[Charts and diagrams as code]
——
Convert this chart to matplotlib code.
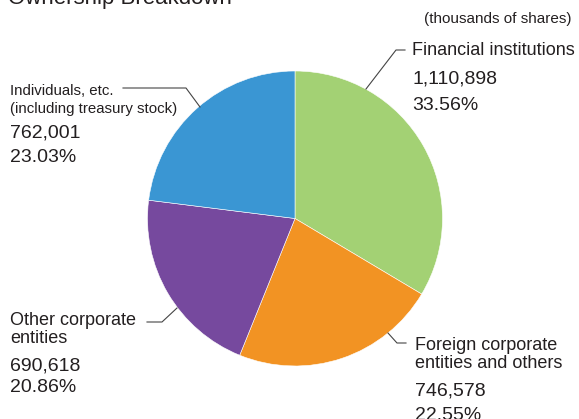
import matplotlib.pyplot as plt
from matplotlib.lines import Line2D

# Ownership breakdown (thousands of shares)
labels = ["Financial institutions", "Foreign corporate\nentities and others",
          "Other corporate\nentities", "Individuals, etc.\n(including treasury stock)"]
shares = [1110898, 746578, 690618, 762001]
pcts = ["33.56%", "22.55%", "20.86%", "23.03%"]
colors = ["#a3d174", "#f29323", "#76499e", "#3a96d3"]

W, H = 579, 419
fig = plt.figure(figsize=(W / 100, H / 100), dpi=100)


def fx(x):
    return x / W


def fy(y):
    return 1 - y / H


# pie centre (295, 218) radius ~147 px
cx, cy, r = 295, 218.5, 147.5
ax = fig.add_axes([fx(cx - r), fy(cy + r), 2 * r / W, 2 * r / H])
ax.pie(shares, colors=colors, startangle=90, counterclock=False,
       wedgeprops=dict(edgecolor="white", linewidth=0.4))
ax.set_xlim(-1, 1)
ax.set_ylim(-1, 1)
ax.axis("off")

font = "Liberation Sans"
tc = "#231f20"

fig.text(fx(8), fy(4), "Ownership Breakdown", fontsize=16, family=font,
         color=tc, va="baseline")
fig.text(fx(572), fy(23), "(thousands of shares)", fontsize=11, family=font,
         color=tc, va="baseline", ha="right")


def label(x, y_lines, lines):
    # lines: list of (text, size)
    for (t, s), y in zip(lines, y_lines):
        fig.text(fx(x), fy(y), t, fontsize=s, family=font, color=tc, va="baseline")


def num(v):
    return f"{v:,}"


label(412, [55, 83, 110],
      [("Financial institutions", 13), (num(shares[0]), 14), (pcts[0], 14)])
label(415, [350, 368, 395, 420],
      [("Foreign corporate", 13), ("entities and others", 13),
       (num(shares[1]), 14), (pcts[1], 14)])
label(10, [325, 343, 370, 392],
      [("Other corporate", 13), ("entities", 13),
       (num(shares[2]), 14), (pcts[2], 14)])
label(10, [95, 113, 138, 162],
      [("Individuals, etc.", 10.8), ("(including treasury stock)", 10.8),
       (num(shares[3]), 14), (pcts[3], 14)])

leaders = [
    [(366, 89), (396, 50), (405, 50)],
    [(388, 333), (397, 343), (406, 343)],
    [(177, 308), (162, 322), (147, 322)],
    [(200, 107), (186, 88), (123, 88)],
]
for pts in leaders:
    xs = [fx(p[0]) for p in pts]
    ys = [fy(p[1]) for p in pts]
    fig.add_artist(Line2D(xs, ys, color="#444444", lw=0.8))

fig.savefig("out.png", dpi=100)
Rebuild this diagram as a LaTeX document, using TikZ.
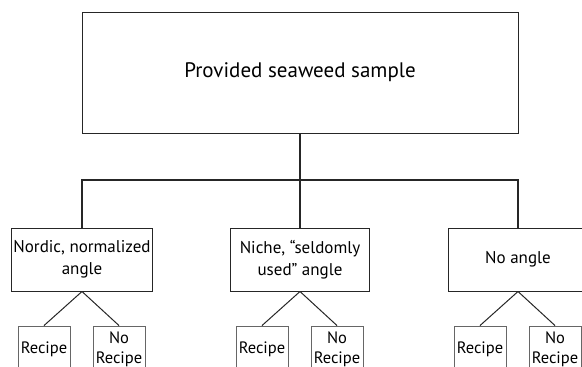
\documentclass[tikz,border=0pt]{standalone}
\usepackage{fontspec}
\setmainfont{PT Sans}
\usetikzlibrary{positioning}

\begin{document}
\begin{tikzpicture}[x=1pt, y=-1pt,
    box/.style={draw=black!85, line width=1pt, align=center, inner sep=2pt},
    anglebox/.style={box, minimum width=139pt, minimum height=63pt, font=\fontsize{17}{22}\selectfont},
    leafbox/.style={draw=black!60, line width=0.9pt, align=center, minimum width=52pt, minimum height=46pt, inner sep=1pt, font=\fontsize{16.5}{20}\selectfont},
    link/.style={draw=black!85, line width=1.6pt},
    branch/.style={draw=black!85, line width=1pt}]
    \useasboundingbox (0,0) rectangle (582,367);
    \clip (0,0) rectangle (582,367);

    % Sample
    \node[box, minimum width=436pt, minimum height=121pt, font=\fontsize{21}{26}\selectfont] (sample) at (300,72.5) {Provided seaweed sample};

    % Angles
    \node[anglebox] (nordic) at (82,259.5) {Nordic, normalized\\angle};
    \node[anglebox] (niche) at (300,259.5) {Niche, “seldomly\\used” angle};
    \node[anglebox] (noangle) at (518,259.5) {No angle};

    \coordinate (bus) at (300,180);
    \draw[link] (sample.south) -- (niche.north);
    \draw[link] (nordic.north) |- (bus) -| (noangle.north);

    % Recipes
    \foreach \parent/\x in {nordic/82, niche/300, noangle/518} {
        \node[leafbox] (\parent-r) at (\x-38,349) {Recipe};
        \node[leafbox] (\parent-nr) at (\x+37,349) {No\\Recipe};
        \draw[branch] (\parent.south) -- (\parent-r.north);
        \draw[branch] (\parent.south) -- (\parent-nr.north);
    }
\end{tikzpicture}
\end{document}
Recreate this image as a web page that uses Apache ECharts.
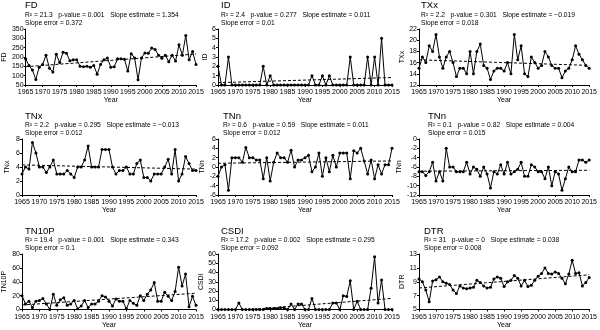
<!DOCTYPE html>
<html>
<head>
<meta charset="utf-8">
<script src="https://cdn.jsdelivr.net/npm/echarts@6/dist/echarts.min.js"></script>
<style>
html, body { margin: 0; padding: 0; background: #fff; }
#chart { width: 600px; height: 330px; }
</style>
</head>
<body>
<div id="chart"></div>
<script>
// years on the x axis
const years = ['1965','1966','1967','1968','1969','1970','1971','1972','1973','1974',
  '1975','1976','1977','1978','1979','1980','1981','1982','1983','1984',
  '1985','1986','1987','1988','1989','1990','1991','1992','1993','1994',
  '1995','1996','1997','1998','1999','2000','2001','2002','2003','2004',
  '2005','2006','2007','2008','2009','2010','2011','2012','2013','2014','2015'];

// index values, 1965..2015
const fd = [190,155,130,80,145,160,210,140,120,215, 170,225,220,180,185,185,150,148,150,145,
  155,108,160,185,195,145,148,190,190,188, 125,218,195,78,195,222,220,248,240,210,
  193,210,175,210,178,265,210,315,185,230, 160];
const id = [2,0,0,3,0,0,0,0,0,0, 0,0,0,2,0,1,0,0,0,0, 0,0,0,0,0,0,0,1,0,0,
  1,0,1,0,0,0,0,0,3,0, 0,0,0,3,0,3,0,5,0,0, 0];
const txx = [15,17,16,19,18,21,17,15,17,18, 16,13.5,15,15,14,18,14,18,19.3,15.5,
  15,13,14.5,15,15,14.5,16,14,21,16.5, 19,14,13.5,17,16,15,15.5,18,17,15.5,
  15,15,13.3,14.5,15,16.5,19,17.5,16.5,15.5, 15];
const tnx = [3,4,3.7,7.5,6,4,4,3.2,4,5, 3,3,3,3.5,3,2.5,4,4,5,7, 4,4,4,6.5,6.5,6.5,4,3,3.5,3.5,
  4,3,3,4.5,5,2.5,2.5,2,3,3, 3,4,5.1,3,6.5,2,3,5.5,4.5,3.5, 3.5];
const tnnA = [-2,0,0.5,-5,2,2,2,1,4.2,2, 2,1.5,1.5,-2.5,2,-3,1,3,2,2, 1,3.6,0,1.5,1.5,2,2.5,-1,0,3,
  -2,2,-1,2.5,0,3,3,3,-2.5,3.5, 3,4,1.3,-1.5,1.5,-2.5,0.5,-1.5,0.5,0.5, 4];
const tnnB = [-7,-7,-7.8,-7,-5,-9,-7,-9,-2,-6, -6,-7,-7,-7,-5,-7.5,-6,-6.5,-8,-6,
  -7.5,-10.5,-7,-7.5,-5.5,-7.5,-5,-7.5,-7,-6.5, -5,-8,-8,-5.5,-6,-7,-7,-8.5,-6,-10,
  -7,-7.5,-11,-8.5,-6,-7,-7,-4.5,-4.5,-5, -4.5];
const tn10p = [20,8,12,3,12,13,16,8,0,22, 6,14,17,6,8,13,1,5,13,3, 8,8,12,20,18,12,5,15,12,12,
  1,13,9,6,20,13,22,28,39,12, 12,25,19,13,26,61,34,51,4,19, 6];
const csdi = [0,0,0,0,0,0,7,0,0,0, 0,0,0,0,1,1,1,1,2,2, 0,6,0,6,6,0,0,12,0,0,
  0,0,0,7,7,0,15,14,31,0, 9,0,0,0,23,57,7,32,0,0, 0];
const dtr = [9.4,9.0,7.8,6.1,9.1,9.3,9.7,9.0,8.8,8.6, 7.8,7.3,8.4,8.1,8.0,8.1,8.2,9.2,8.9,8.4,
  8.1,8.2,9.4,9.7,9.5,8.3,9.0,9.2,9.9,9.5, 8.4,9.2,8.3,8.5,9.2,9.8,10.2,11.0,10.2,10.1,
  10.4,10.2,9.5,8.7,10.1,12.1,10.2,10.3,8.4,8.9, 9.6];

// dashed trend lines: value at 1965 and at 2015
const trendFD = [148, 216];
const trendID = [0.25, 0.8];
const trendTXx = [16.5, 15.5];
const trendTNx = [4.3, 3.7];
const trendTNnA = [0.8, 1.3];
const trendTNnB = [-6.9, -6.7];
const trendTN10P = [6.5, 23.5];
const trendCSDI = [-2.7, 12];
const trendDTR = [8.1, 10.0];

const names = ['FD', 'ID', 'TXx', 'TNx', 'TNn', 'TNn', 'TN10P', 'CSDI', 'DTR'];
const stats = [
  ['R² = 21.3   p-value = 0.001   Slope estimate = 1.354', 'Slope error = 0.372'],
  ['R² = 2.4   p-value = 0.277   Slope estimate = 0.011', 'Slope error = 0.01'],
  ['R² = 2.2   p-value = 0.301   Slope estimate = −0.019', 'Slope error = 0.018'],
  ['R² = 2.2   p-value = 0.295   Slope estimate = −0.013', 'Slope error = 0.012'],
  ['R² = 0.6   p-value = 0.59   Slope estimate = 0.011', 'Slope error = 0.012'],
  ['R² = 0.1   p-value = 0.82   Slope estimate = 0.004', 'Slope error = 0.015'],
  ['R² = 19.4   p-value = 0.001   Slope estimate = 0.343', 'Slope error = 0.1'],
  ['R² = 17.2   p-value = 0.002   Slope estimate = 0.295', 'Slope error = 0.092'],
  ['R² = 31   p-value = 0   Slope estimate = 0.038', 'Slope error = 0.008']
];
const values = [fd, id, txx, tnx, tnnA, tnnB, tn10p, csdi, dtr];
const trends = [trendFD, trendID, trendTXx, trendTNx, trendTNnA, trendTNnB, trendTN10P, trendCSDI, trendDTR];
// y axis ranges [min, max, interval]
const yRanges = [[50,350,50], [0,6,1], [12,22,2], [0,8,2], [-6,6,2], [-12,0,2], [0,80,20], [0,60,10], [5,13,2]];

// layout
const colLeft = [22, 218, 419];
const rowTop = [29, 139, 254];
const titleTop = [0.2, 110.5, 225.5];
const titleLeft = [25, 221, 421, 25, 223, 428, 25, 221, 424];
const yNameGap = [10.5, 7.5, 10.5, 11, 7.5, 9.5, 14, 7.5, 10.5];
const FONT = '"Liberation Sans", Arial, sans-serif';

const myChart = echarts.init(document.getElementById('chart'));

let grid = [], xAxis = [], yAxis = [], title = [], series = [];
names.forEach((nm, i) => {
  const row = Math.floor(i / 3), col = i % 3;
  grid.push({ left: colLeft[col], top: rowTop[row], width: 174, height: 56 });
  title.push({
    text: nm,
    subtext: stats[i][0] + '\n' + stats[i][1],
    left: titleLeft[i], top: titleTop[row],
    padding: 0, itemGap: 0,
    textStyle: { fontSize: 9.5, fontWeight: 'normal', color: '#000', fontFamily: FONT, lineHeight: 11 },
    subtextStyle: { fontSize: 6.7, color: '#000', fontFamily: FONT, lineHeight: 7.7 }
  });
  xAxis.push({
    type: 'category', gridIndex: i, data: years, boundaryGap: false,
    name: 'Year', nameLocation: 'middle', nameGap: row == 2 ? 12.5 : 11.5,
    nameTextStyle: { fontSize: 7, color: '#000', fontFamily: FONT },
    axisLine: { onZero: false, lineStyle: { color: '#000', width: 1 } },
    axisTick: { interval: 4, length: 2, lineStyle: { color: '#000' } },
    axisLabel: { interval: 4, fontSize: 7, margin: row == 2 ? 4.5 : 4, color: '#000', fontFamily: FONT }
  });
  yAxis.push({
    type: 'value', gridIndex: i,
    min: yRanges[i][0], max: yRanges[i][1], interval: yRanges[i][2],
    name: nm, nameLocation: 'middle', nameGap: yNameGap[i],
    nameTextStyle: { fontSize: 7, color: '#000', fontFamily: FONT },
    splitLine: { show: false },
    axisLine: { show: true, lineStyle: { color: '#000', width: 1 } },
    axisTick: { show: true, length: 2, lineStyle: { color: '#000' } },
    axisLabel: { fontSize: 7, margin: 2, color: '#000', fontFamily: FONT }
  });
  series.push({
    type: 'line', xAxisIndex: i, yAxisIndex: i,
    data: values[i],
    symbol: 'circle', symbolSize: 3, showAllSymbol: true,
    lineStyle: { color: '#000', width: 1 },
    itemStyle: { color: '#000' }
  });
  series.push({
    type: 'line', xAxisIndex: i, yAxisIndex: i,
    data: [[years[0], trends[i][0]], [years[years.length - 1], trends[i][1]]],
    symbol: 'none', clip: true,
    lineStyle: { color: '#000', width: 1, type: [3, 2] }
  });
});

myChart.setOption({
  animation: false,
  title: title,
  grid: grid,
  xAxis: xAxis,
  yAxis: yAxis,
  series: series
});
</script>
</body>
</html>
——
### Requirements
Copy out each line that contains the word "this".

### Final result
Convert this chart to matplotlib code.
Rebuild this diagram as a LaTeX document, using TikZ.
Recreate this image as a web page that uses Apache ECharts.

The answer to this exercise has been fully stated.